**Provided records:**
::::::::::
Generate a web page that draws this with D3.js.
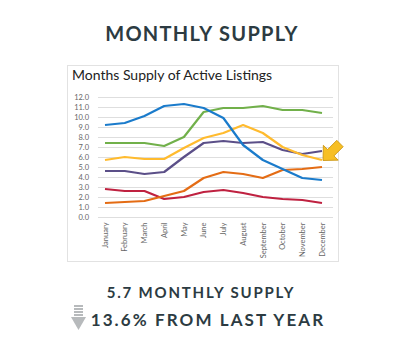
<!DOCTYPE html>
<html>
<head>
<meta charset="utf-8">
<script src="https://cdn.jsdelivr.net/npm/d3@7"></script>
<style>
  body { margin: 0; background: #fff; }
  svg { display: block; }
</style>
</head>
<body>
<script>
// month names along the x axis
const months = ["January", "February", "March", "April", "May", "June",
  "July", "August", "September", "October", "November", "December"];

// y axis ticks
const yTicks = [0, 1, 2, 3, 4, 5, 6, 7, 8, 9, 10, 11, 12];

// one array per line (months of supply)
const blueSeries   = [9.2, 9.4, 10.1, 11.1, 11.3, 10.9, 9.9, 7.2, 5.7, 4.8, 3.9, 3.7];
const greenSeries  = [7.4, 7.4, 7.4, 7.1, 8.0, 10.5, 10.9, 10.9, 11.1, 10.7, 10.7, 10.4];
const yellowSeries = [5.7, 6.0, 5.8, 5.8, 6.9, 7.9, 8.4, 9.2, 8.4, 7.0, 6.2, 5.7];
const purpleSeries = [4.6, 4.6, 4.3, 4.5, 6.0, 7.4, 7.6, 7.4, 7.5, 6.7, 6.3, 6.6];
const orangeSeries = [1.4, 1.5, 1.6, 2.1, 2.6, 3.9, 4.5, 4.3, 3.9, 4.7, 4.8, 5.0];
const redSeries    = [2.8, 2.6, 2.6, 1.8, 2.0, 2.5, 2.7, 2.4, 2.0, 1.8, 1.7, 1.4];

const series = [
  { values: redSeries, color: "#bf2140" },
  { values: orangeSeries, color: "#e46c14" },
  { values: purpleSeries, color: "#5b4f88" },
  { values: yellowSeries, color: "#ffbb2e" },
  { values: greenSeries, color: "#71b04a" },
  { values: blueSeries, color: "#1a7bcb" }
];

const width = 400, height = 362;
const textColor = "#2c3b42";

const svg = d3.select("body").append("svg")
  .attr("width", width)
  .attr("height", height);

// page heading
svg.append("text")
  .attr("x", 202).attr("y", 41)
  .attr("text-anchor", "middle")
  .attr("font-family", "Lato, sans-serif")
  .attr("font-weight", 700)
  .attr("font-size", 20)
  .attr("letter-spacing", 1.3)
  .attr("fill", textColor)
  .text("MONTHLY SUPPLY");

// chart panel
svg.append("rect")
  .attr("x", 67.5).attr("y", 65.5)
  .attr("width", 271).attr("height", 196)
  .attr("fill", "#fff")
  .attr("stroke", "#e2e2e2");

svg.append("text")
  .attr("x", 72).attr("y", 80)
  .attr("font-family", "Lato, sans-serif")
  .attr("font-size", 14)
  .attr("fill", "#222")
  .text("Months Supply of Active Listings");

const x = d3.scalePoint()
  .domain(months)
  .range([105, 322]);

const y = d3.scaleLinear()
  .domain([0, 12])
  .range([217, 97]);

// gridlines
svg.append("g")
  .selectAll("line")
  .data(yTicks)
  .enter()
  .append("line")
  .attr("x1", 98).attr("x2", 333)
  .attr("y1", d => Math.round(y(d)) + 0.5)
  .attr("y2", d => Math.round(y(d)) + 0.5)
  .attr("stroke", "#dedede")
  .attr("stroke-width", 1);

// y axis labels
const yAxis = svg.append("g")
  .attr("transform", "translate(92,0)")
  .call(d3.axisLeft(y).tickValues(yTicks).tickFormat(d3.format(".1f")).tickSize(0));
yAxis.select(".domain").remove();
yAxis.selectAll("text")
  .attr("font-family", "Lato, sans-serif")
  .attr("font-size", 7.5)
  .attr("fill", "#666");

// x axis labels, rotated
const xAxis = svg.append("g")
  .attr("transform", "translate(0,221)")
  .call(d3.axisBottom(x).tickSize(0));
xAxis.select(".domain").remove();
xAxis.selectAll("text")
  .attr("font-family", "Lato, sans-serif")
  .attr("font-size", 7.5)
  .attr("fill", "#666")
  .attr("text-anchor", "end")
  .attr("transform", "rotate(-90)")
  .attr("dx", "-0.2em")
  .attr("dy", "0.3em")
  .attr("y", 0);

// lines
const line = d3.line()
  .x((d, i) => x(months[i]))
  .y(d => y(d));

svg.append("g")
  .selectAll("path")
  .data(series)
  .enter()
  .append("path")
  .attr("d", d => line(d.values))
  .attr("fill", "none")
  .attr("stroke", d => d.color)
  .attr("stroke-width", 2.2)
  .attr("stroke-linejoin", "round");

// gold pointer arrow next to the December value
const tip = [x("December") + 1, y(yellowSeries[11]) + 0.5];
svg.append("path")
  .attr("transform", `translate(${tip[0]},${tip[1]}) rotate(-45)`)
  .attr("d", "M0,0 L11,-10.5 L11,-4.5 L24,-4.5 L24,4.5 L11,4.5 L11,10.5 Z")
  .attr("fill", "#f7bf24")
  .attr("stroke", "#c99410")
  .attr("stroke-width", 0.8)
  .attr("stroke-linejoin", "round");

// summary text
svg.append("text")
  .attr("x", 201).attr("y", 298)
  .attr("text-anchor", "middle")
  .attr("font-family", "Lato, sans-serif")
  .attr("font-weight", 700)
  .attr("font-size", 15)
  .attr("letter-spacing", 1.8)
  .attr("fill", textColor)
  .text("5.7 MONTHLY SUPPLY");

svg.append("text")
  .attr("x", 208).attr("y", 325.5)
  .attr("text-anchor", "middle")
  .attr("font-family", "Lato, sans-serif")
  .attr("font-weight", 700)
  .attr("font-size", 17)
  .attr("letter-spacing", 2.1)
  .attr("fill", textColor)
  .text("13.6% FROM LAST YEAR");

// grey down arrow with striped shaft
const down = svg.append("g").attr("fill", "#b7babc");
[0, 1, 2, 3].forEach(i => {
  down.append("rect")
    .attr("x", 74).attr("y", 305 + i * 3)
    .attr("width", 9).attr("height", 2);
});
down.append("path")
  .attr("d", "M71,317 L86,317 L78.5,330 Z");
</script>
</body>
</html>
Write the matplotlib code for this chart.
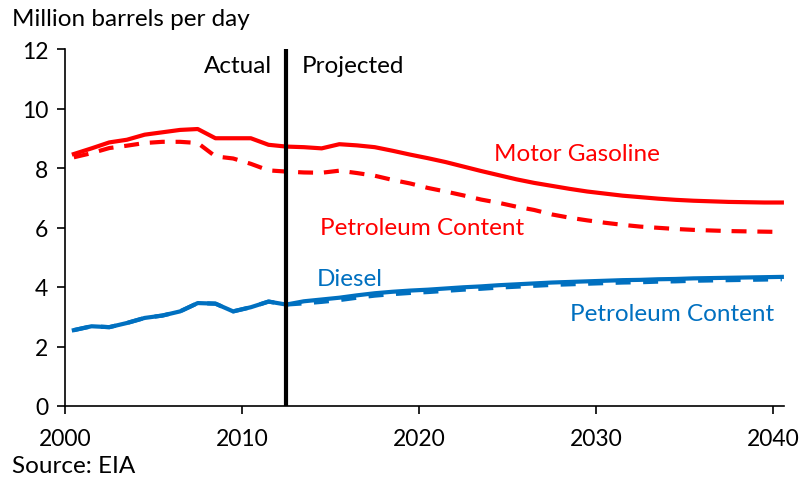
::::::::::
**Exercise details:** Print the entries as they stand, first line through the line holding "1.8, 1.7, 1.4];", with every picture removed.

**Correct result:**
Generate a web page that draws this with D3.js.
<!DOCTYPE html>
<html>
<head>
<meta charset="utf-8">
<script src="https://cdn.jsdelivr.net/npm/d3@7"></script>
<style>
  body { margin: 0; background: #fff; }
  svg { display: block; }
</style>
</head>
<body>
<script>
// month names along the x axis
const months = ["January", "February", "March", "April", "May", "June",
  "July", "August", "September", "October", "November", "December"];

// y axis ticks
const yTicks = [0, 1, 2, 3, 4, 5, 6, 7, 8, 9, 10, 11, 12];

// one array per line (months of supply)
const blueSeries   = [9.2, 9.4, 10.1, 11.1, 11.3, 10.9, 9.9, 7.2, 5.7, 4.8, 3.9, 3.7];
const greenSeries  = [7.4, 7.4, 7.4, 7.1, 8.0, 10.5, 10.9, 10.9, 11.1, 10.7, 10.7, 10.4];
const yellowSeries = [5.7, 6.0, 5.8, 5.8, 6.9, 7.9, 8.4, 9.2, 8.4, 7.0, 6.2, 5.7];
const purpleSeries = [4.6, 4.6, 4.3, 4.5, 6.0, 7.4, 7.6, 7.4, 7.5, 6.7, 6.3, 6.6];
const orangeSeries = [1.4, 1.5, 1.6, 2.1, 2.6, 3.9, 4.5, 4.3, 3.9, 4.7, 4.8, 5.0];
const redSeries    = [2.8, 2.6, 2.6, 1.8, 2.0, 2.5, 2.7, 2.4, 2.0, 1.8, 1.7, 1.4];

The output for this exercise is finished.